L'ouverture de nouveaux terrains de stages en licence aura l'avantage de desserrer l'étau qui contraint les capacités d'accueil en établissement. Le problème ne se pose pas tant dans les académies les plus urbaines et dotées d'un réseau de transport dense, que dans les académies plus rurales. On peut prendre l'exemple de l'académie de Reims. Elle couvre quatre départements très ruraux (Ardennes, Marne, Aube et Haute-Marne) où le rectorat peut localiser des berceaux de stages adéquats mais dispersés. Les étudiants, eux, sont concentrés dans l'agglomération rémoise où se situe l'Université et il leur est difficile de se déplacer dans les autres départements, encore plus de s'y installer pour quelques semaines.

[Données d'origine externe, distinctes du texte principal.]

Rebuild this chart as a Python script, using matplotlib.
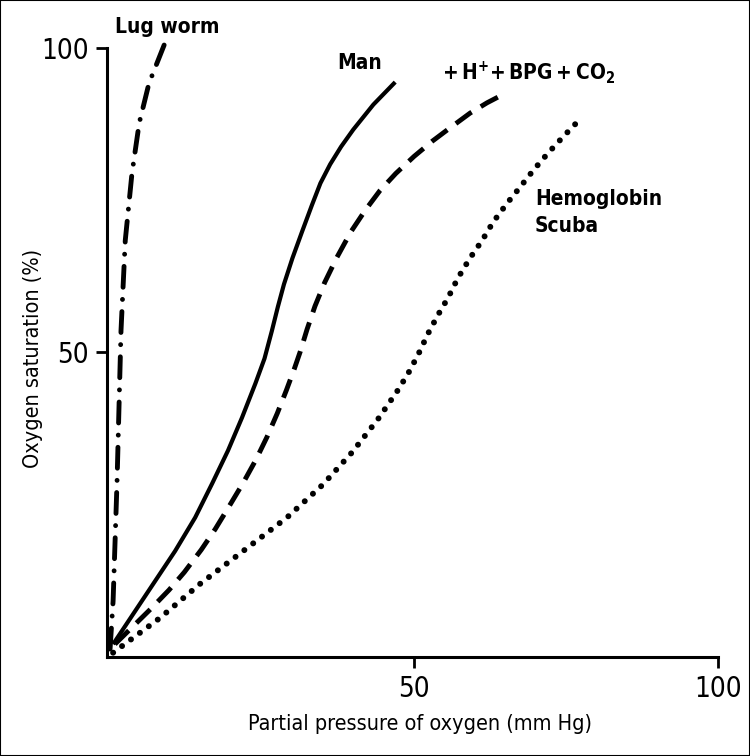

Du coup, certains berceaux de stages potentiels ne sont pas exploités et certains étudiants peuvent se retrouver contraints de renoncer à un stage trop éloigné. En ouvrant de nouvelles possibilités de stages en collectivités, en structures périéducatives, en associations ou dans l'éducation populaire, on diminuera la pression sur les stages qui pénalisent les académies rurales.

Si l'on veut rendre au métier d'enseignant une attractivité qu'il n'a plus, il faut le faire découvrir très tôt aux étudiants qui n'en ont souvent qu'une image médiocre et dévalorisée. Si l'on veut garantir des viviers de recrutement suffisamment pérennes et profonds, il convient aussi de multiplier les voies d'accès. La Conférence des directeurs d'instituts universitaires de formation des maîtres (CDIUFM) y est particulièrement sensible. Il nous faut attirer vers le métier d'enseignant des publics aux parcours et aux besoins différents. Nous aurons besoin d'étudiants en licence disciplinaire ou transversale, d'étudiants en DUT ou BTS, mais aussi de jeunes sortis de classes préparatoires et notamment pour les lycées professionnels, des salariés en reconversion. Nous ne pouvons donc pas nous contenter de définir une maquette rigide de formation sur cinq ans. Il faut se garder la possibilité d'intégrer souplement d'autres étudiants ou d'autres publics dans le parcours de formation. Il sera donc crucial de réfléchir à des passerelles et à des embranchements tout au long du parcours jusqu'au concours.

Voici les principaux enseignements que je souhaitais porter à votre connaissance.